= Dubti (woreda) =

District in Afar Region, Ethiopia

Dubti is a woreda in Afar Region, Ethiopia. Part of the Awsi Rasu (Administrative Zone 1), Dubti is bordered on the southwest by Mille, on the west by Chifra, on the northwest by the Administrative Zone 4, on the north by Kori, on the northeast by Elidar, on the east by Asayita, and on the southeast by Afambo. Towns in Dubti include Dubti, Logiya, and Semera.

== Overview ==
The average elevation in this woreda is 503 meters (1650 feet) above sea level; the highest point in Dubti is Mount Manda Hararo (600 meters or 1967 feet). Rivers include the Awash River, which splits the woreda into northern and southern parts, and its tributary the Logiya. Alongside the Awash are the Dubti Marshes, which cover an area 34 by 12 kilometers (21.1 by 7.5 miles), and whose dominant vegetation is Phragmites. These marshes are under encroachment by the Tendaho Cotton Plantation, whose fields surround the town of Dubti. As of 2008, Dubti has 314 kilometers (195 miles) of all-weather gravel road; about 22.33% of the total population has access to drinking water.

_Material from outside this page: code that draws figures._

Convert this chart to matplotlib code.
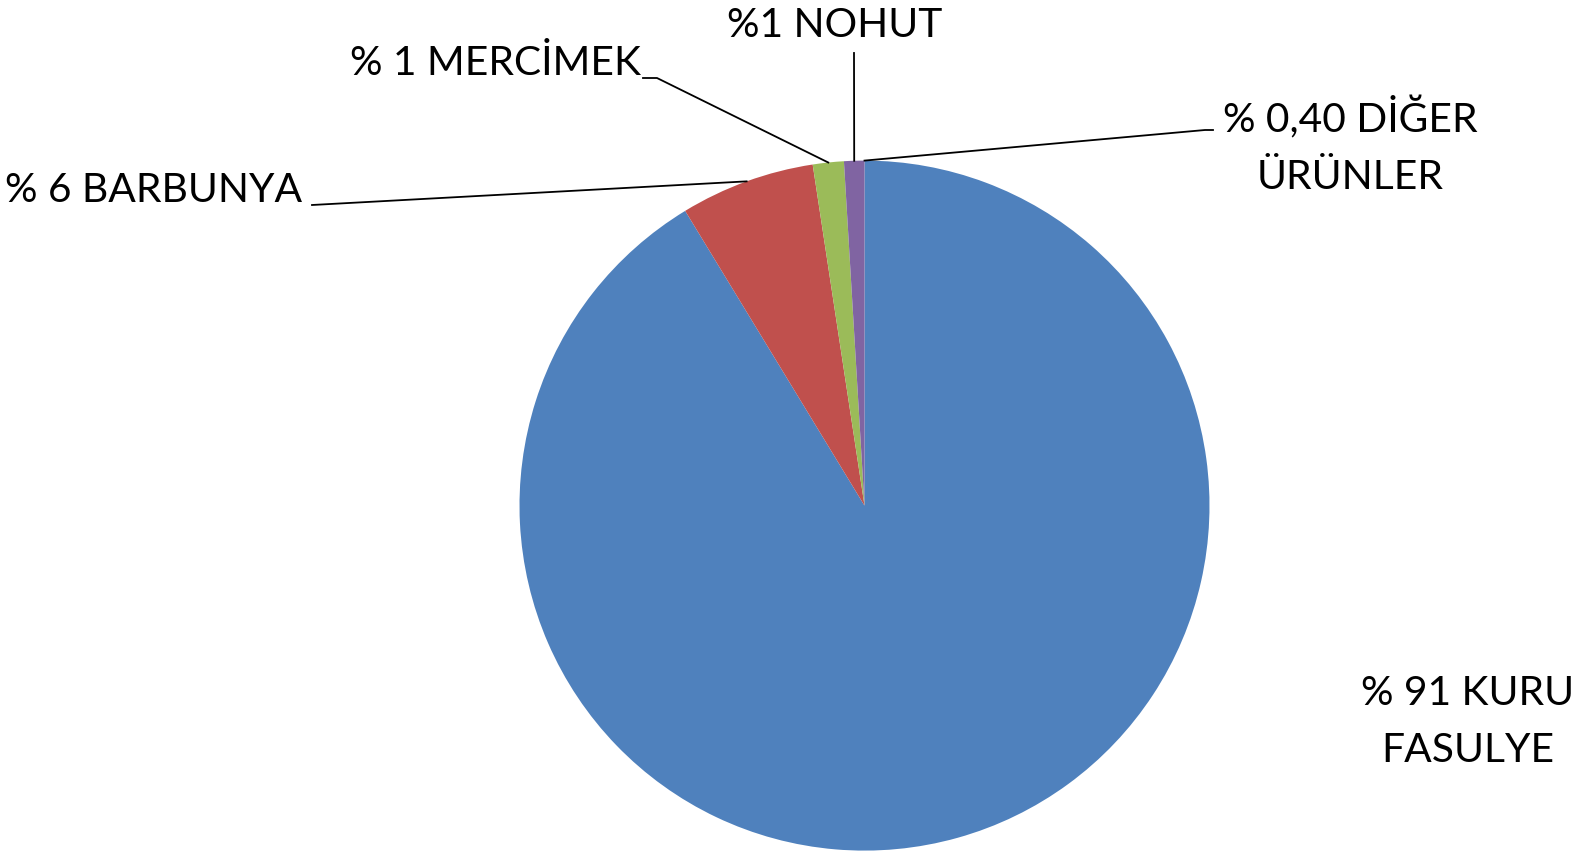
import numpy as np
import matplotlib
matplotlib.use("Agg")
from matplotlib import pyplot as plt

# slice shares (clockwise from 12 o'clock)
categories = ['KURU FASULYE', 'BARBUNYA', 'MERCİMEK', 'NOHUT', 'DİĞER ÜRÜNLER']
shares = [91.3, 6.3, 1.45, 0.95, 0.0]
labels = ['% 91 KURU\nFASULYE', '% 6 BARBUNYA', '% 1 MERCİMEK', '%1 NOHUT', '% 0,40 DİĞER\nÜRÜNLER']
colors = ['#4F81BD', '#C0504D', '#9BBB59', '#8064A2', '#4BACC6']

W, H = 1589, 855
fig = plt.figure(figsize=(W / 100, H / 100), dpi=100)
ax = fig.add_axes([0, 0, 1, 1])
ax.set_aspect('equal')

cx, cy, r = 864.5, H - 505.6, 345
wedges, _ = ax.pie(shares, colors=colors, startangle=90, counterclock=False,
                   center=(cx, cy), radius=r, frame=True,
                   wedgeprops=dict(linewidth=0))
ax.set_xlim(0, W)
ax.set_ylim(0, H)
ax.axis('off')

font = dict(family='Lato', fontsize=29.3, color='black')

# label text position, alignment, and leader line points (image coords, y down)
label_pos = [(1468, 722, 'center'), (302, 190, 'right'), (641, 63, 'right'),
             (835, 25, 'center'), (1350, 146, 'center')]
leader_start = [None, [(312, 205)], [(643, 78), (657, 78)], [(854, 53)], [(1213, 130), (1205, 130)]]

for w, lab, (tx, ty, ha), pts in zip(wedges, labels, label_pos, leader_start):
    ax.text(tx, H - ty, lab, ha=ha, va='center', linespacing=1.66, **font)
    if pts is None:
        continue
    mid = np.deg2rad((w.theta1 + w.theta2) / 2)
    ex, ey = cx + r * np.cos(mid), cy + r * np.sin(mid)
    xs = [p[0] for p in pts] + [ex]
    ys = [H - p[1] for p in pts] + [ey]
    ax.plot(xs, ys, color='black', lw=1.3)

fig.savefig('out.png', dpi=100)
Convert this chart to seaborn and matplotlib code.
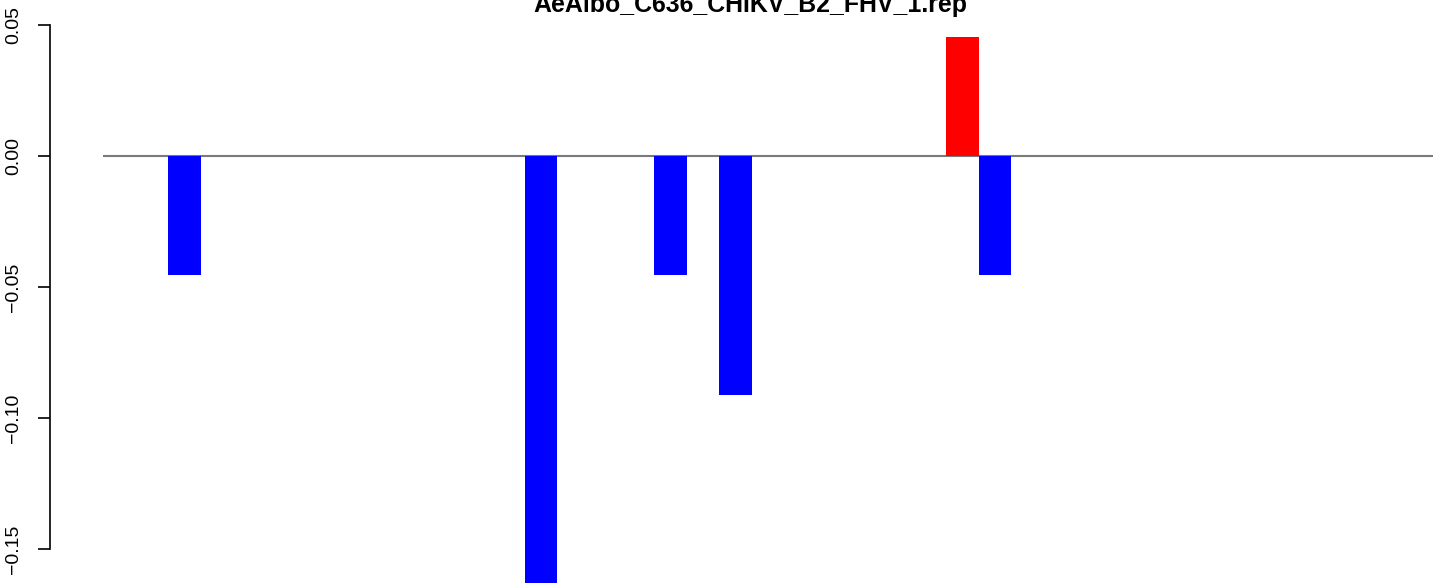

The Ethiopian Ministry of Mines and Energy announced July 2007 that a geothermal project in this woreda, yielded encouraging results. Six wells sunk in Dubti showed that the geothermal energy had the capacity of producing as much as 30-megawatts of electricity, which would provide sufficient electric power for the towns of Semera, Dubti and Logiya towns, as well as an amount to export to neighboring countries.

On 4 February 2007, the Afar Regional Cabinet approved the division of this woreda, creating a new woreda, Kori, out of the northern part with its administrative center at Guluble Af.

== Demographics ==
Based on the 2007 national census conducted by the Central Statistical Agency of Ethiopia (CSA), this woreda has a total population of 65,342, of whom 34,893 are men and 30,449 women; 32,940 or 50.41% are urban inhabitants. 88.01% of the population said they were Muslim, and 11.46% were Orthodox Christians.

Based on figures published by the Central Statistical Agency in 2005, this woreda had an estimated total population of 87,197, of whom 36,281 were males and 50,916 were females; 24,236 or 27.79% of its population were urban dwellers, which is greater than the Zone average of 14.9%. With an estimated area of 3601.4 square kilometers (1390.5 square miles), Dubti had an estimated population density of 24.21 people per square kilometer (46.99 people per square mile) in 2005 and 18.14 people per square kilometer (62.71 people per square mile).

== Agriculture ==
A sample enumeration performed by the CSA in 2001 interviewed 1676 farmers in this woreda, who held an average of 0.72 hectares (1.78 acres) of land. Of the 1.21 square kilometers (0.47 square miles) of private land surveyed, 28.15% was under cultivation, 64.53% fallow, 3.46% was devoted to other uses. Although the percentage in pasture or woodland was missing from the CSA enumeration, a later survey reported 0.5% of the woreda had tree cover. For the land under cultivation in this woreda, 27.9% in planted in cereals like maize; none of the land was planted in pulses and vegetables. All of the farmers reporting only raised livestock. For land tenure in this woreda, 94% own their land; the figures for those renting or holding land under other forms of tenure are missing.